Add extra traces to Thread startup

Help diagnose what takes time during thread creation.

Bug: 116052292
Test: test-art-host
Change-Id: I738b0f987bdef077bca148c3cf06ef126f11022a
diff --git a/runtime/thread.cc b/runtime/thread.cc
index 8bec2d9..f459f9c 100644
--- a/runtime/thread.cc
+++ b/runtime/thread.cc
@@ -160,6 +160,7 @@
 }
 
 void Thread::InitTlsEntryPoints() {
+  ScopedTrace trace("InitTlsEntryPoints");
   // Insert a placeholder so we can easily tell if we call an unimplemented entry point.
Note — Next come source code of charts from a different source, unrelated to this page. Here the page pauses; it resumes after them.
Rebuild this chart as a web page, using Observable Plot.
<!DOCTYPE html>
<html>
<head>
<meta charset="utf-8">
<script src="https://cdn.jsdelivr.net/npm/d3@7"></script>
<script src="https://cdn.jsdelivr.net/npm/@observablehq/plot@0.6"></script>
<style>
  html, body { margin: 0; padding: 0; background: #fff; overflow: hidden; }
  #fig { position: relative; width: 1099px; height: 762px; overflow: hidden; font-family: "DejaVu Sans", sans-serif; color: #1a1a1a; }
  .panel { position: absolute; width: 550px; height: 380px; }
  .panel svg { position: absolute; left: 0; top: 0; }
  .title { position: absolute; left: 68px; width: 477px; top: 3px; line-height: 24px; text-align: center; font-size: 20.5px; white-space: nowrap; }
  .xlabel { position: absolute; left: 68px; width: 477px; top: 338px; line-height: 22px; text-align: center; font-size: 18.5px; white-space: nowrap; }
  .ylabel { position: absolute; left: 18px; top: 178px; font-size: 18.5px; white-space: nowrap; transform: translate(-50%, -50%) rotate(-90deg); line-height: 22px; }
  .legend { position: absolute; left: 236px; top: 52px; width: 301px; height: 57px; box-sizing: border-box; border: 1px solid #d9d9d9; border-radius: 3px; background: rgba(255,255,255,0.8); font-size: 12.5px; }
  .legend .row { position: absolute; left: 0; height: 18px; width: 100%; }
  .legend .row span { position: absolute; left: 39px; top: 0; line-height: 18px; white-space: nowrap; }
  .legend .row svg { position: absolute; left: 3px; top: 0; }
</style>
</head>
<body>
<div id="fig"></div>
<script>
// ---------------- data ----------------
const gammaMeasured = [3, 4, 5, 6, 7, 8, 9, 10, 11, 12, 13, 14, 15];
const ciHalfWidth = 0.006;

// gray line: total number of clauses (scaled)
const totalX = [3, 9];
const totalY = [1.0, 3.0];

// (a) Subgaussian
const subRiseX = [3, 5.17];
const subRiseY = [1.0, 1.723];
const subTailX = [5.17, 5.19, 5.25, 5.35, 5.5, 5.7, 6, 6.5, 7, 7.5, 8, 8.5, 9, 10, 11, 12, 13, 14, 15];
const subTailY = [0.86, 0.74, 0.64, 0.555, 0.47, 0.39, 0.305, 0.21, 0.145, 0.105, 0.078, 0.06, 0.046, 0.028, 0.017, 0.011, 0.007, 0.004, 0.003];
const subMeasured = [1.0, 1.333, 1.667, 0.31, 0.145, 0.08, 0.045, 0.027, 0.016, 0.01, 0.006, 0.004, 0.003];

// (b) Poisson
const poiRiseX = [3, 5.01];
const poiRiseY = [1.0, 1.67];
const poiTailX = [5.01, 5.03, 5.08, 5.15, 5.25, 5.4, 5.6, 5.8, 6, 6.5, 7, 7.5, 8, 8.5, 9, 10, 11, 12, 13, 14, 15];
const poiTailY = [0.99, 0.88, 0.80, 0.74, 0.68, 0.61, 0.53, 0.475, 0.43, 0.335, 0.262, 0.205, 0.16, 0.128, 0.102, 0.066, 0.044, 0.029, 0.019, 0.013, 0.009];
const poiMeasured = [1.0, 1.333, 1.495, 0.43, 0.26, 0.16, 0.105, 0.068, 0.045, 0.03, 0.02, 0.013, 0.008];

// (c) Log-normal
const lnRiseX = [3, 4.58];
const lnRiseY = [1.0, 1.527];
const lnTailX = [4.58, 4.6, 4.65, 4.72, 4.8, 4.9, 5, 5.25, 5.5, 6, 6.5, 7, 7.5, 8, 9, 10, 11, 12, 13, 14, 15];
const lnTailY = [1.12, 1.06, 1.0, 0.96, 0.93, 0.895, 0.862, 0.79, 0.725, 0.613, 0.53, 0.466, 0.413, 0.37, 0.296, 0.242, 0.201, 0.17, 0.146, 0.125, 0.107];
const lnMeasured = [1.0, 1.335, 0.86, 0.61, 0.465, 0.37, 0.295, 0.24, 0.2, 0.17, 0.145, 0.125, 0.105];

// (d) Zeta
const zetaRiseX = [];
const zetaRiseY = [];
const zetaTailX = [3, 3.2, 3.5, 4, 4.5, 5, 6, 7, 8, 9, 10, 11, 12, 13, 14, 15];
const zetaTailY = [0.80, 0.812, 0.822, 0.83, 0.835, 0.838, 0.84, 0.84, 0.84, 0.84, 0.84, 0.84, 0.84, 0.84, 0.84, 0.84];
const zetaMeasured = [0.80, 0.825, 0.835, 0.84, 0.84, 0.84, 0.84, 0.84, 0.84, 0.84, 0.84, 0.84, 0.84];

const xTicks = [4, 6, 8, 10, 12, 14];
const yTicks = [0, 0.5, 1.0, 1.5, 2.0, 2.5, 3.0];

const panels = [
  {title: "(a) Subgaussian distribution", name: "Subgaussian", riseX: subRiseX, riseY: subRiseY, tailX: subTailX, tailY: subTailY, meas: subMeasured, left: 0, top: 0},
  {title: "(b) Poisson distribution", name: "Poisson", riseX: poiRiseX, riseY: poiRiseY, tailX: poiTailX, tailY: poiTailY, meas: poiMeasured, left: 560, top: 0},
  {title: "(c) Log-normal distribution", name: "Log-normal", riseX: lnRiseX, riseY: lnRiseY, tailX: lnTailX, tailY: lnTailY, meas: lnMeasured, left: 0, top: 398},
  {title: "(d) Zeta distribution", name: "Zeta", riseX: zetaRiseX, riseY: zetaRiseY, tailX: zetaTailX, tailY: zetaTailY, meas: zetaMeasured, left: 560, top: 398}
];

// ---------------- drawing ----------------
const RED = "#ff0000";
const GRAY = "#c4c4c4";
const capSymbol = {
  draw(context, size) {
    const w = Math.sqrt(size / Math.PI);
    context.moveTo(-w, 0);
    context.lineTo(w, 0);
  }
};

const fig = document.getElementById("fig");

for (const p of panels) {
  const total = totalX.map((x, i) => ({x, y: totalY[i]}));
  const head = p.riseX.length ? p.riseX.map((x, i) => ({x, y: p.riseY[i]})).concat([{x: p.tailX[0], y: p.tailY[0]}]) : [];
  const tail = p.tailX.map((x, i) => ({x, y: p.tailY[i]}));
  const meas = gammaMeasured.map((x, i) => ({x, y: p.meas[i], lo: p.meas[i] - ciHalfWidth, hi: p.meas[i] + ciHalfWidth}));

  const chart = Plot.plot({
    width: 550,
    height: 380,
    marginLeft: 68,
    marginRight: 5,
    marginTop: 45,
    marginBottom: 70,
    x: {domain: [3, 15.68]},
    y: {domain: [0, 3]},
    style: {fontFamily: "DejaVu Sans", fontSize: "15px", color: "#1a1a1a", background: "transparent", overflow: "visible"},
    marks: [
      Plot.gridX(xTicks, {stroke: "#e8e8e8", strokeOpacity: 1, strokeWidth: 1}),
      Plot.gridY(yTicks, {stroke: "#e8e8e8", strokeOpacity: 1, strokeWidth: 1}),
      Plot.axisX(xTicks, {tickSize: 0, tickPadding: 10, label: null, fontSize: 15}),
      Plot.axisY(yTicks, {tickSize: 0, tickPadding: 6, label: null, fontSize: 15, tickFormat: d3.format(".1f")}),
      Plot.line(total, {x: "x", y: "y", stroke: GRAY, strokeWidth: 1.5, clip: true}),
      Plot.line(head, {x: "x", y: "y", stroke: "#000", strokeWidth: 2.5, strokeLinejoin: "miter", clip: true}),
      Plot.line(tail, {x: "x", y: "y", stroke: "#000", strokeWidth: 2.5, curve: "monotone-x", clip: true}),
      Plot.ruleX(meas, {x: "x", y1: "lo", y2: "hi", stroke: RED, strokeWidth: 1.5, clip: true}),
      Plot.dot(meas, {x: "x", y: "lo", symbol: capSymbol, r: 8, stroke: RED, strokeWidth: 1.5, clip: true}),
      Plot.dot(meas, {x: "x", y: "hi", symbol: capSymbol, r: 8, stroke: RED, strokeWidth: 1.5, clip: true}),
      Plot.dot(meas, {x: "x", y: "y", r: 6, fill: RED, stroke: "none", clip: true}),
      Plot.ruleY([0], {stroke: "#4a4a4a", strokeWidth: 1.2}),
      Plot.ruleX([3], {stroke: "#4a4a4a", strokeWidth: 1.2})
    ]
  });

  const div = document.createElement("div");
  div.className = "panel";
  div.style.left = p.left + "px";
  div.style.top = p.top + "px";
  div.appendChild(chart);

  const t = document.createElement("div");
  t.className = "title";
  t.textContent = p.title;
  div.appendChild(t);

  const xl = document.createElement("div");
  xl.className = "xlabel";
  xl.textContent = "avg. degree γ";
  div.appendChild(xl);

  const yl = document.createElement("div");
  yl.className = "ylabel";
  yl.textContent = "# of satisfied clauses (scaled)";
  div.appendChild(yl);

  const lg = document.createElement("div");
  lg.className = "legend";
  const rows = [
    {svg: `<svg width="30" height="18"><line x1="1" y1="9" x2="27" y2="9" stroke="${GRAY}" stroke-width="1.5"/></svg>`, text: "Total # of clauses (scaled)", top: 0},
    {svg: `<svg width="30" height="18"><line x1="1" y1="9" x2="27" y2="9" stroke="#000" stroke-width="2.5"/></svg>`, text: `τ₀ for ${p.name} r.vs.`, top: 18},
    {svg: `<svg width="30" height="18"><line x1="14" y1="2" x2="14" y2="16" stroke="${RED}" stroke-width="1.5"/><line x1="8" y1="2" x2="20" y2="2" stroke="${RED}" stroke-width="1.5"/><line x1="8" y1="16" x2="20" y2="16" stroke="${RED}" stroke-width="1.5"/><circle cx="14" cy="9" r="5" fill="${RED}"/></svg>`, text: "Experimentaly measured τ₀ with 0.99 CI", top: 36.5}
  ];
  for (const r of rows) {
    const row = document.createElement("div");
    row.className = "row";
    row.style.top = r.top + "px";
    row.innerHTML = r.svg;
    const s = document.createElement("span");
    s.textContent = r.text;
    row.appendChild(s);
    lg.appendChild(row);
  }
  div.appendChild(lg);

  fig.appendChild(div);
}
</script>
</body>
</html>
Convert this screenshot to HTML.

   uintptr_t* begin = reinterpret_cast<uintptr_t*>(&tlsPtr_.jni_entrypoints);
   uintptr_t* end = reinterpret_cast<uintptr_t*>(
@@ -903,6 +904,8 @@
   tlsPtr_.pthread_self = pthread_self();
   CHECK(is_started_);
 
+  ScopedTrace trace("Thread::Init");
+
   SetUpAlternateSignalStack();
   if (!InitStackHwm()) {
     return false;
@@ -912,7 +915,10 @@
   RemoveSuspendTrigger();
   InitCardTable();
   InitTid();
-  interpreter::InitInterpreterTls(this);
+  {
+    ScopedTrace trace2("InitInterpreterTls");
+    interpreter::InitInterpreterTls(this);
+  }
 
 #ifdef ART_TARGET_ANDROID
   __get_tls()[TLS_SLOT_ART_THREAD_SELF] = this;
@@ -936,6 +942,7 @@
     }
   }
 
+  ScopedTrace trace3("ThreadList::Register");
   thread_list->Register(this);
   return true;
 }
@@ -943,6 +950,7 @@
 template <typename PeerAction>
 Thread* Thread::Attach(const char* thread_name, bool as_daemon, PeerAction peer_action) {
   Runtime* runtime = Runtime::Current();
+  ScopedTrace trace("Thread::Attach");
   if (runtime == nullptr) {
     LOG(ERROR) << "Thread attaching to non-existent runtime: " <<
         ((thread_name != nullptr) ? thread_name : "(Unnamed)");
@@ -950,6 +958,7 @@
   }
   Thread* self;
   {
+    ScopedTrace trace2("Thread birth");
     MutexLock mu(nullptr, *Locks::runtime_shutdown_lock_);
     if (runtime->IsShuttingDownLocked()) {
       LOG(WARNING) << "Thread attaching while runtime is shutting down: " <<
@@ -1251,6 +1260,7 @@
 }
 
 bool Thread::InitStackHwm() {
+  ScopedTrace trace("InitStackHwm");
   void* read_stack_base;
   size_t read_stack_size;
   size_t read_guard_size;